>> Start Supplied data

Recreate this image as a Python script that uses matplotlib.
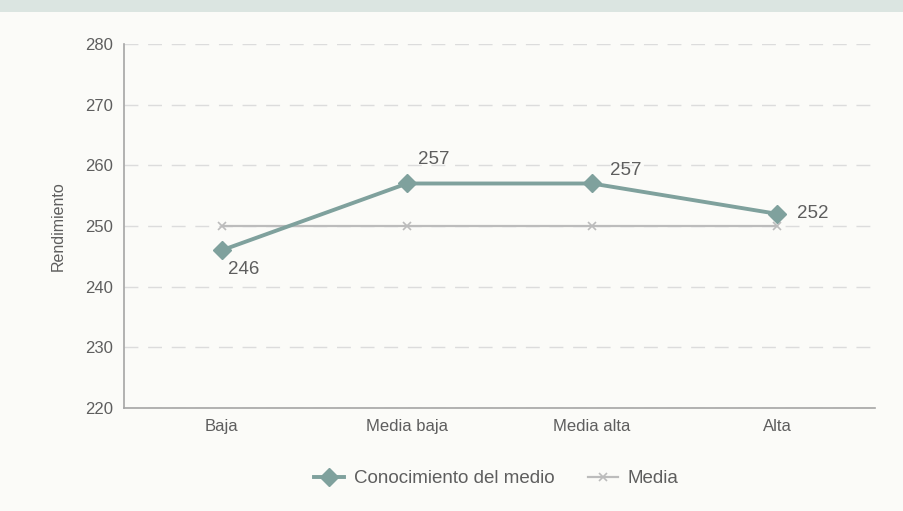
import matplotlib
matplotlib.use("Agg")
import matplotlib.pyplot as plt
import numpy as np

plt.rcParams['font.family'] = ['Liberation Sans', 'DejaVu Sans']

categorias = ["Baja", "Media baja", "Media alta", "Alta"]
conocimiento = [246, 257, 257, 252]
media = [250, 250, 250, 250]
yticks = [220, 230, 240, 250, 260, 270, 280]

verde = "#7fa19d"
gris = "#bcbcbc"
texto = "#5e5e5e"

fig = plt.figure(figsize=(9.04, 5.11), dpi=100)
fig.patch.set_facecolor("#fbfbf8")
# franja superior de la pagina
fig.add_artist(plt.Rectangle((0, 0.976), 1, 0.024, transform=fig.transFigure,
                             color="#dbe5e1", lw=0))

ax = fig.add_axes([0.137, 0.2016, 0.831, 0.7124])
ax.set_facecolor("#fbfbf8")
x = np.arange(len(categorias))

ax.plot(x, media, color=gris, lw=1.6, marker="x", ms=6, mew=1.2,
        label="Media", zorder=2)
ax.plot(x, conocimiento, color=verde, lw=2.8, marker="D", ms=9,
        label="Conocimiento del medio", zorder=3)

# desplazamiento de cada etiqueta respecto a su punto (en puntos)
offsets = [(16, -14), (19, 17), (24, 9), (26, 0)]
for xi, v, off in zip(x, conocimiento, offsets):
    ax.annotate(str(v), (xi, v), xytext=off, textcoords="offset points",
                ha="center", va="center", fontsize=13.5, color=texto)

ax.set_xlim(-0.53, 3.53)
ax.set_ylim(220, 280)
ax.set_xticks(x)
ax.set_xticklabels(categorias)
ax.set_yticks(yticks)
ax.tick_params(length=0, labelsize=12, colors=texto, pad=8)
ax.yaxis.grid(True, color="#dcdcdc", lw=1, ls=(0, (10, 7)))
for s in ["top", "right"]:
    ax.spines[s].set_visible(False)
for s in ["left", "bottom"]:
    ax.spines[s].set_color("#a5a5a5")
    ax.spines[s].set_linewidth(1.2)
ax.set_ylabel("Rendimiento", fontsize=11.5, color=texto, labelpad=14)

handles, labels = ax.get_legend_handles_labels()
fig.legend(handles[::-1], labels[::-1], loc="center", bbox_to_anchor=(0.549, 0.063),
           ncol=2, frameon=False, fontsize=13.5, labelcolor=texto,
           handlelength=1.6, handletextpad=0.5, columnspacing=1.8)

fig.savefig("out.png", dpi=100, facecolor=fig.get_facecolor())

>> End Supplied data

■ **Aim**: Copy out the listing exactly as it stands, but not the pictures.

■ **Result**:
Recreate this image as a Python script that uses matplotlib.
import matplotlib
matplotlib.use("Agg")
import matplotlib.pyplot as plt
import numpy as np

plt.rcParams['font.family'] = ['Liberation Sans', 'DejaVu Sans']

categorias = ["Baja", "Media baja", "Media alta", "Alta"]
conocimiento = [246, 257, 257, 252]
media = [250, 250, 250, 250]
yticks = [220, 230, 240, 250, 260, 270, 280]

verde = "#7fa19d"
gris = "#bcbcbc"
texto = "#5e5e5e"

fig = plt.figure(figsize=(9.04, 5.11), dpi=100)
fig.patch.set_facecolor("#fbfbf8")
# franja superior de la pagina
fig.add_artist(plt.Rectangle((0, 0.976), 1, 0.024, transform=fig.transFigure,
                             color="#dbe5e1", lw=0))

ax = fig.add_axes([0.137, 0.2016, 0.831, 0.7124])
ax.set_facecolor("#fbfbf8")
x = np.arange(len(categorias))

ax.plot(x, media, color=gris, lw=1.6, marker="x", ms=6, mew=1.2,
        label="Media", zorder=2)
ax.plot(x, conocimiento, color=verde, lw=2.8, marker="D", ms=9,
        label="Conocimiento del medio", zorder=3)

# desplazamiento de cada etiqueta respecto a su punto (en puntos)
offsets = [(16, -14), (19, 17), (24, 9), (26, 0)]
for xi, v, off in zip(x, conocimiento, offsets):
    ax.annotate(str(v), (xi, v), xytext=off, textcoords="offset points",
                ha="center", va="center", fontsize=13.5, color=texto)

ax.set_xlim(-0.53, 3.53)
ax.set_ylim(220, 280)
ax.set_xticks(x)
ax.set_xticklabels(categorias)
ax.set_yticks(yticks)
ax.tick_params(length=0, labelsize=12, colors=texto, pad=8)
ax.yaxis.grid(True, color="#dcdcdc", lw=1, ls=(0, (10, 7)))
for s in ["top", "right"]:
    ax.spines[s].set_visible(False)
for s in ["left", "bottom"]:
    ax.spines[s].set_color("#a5a5a5")
    ax.spines[s].set_linewidth(1.2)
ax.set_ylabel("Rendimiento", fontsize=11.5, color=texto, labelpad=14)

handles, labels = ax.get_legend_handles_labels()
fig.legend(handles[::-1], labels[::-1], loc="center", bbox_to_anchor=(0.549, 0.063),
           ncol=2, frameon=False, fontsize=13.5, labelcolor=texto,
           handlelength=1.6, handletextpad=0.5, columnspacing=1.8)

fig.savefig("out.png", dpi=100, facecolor=fig.get_facecolor())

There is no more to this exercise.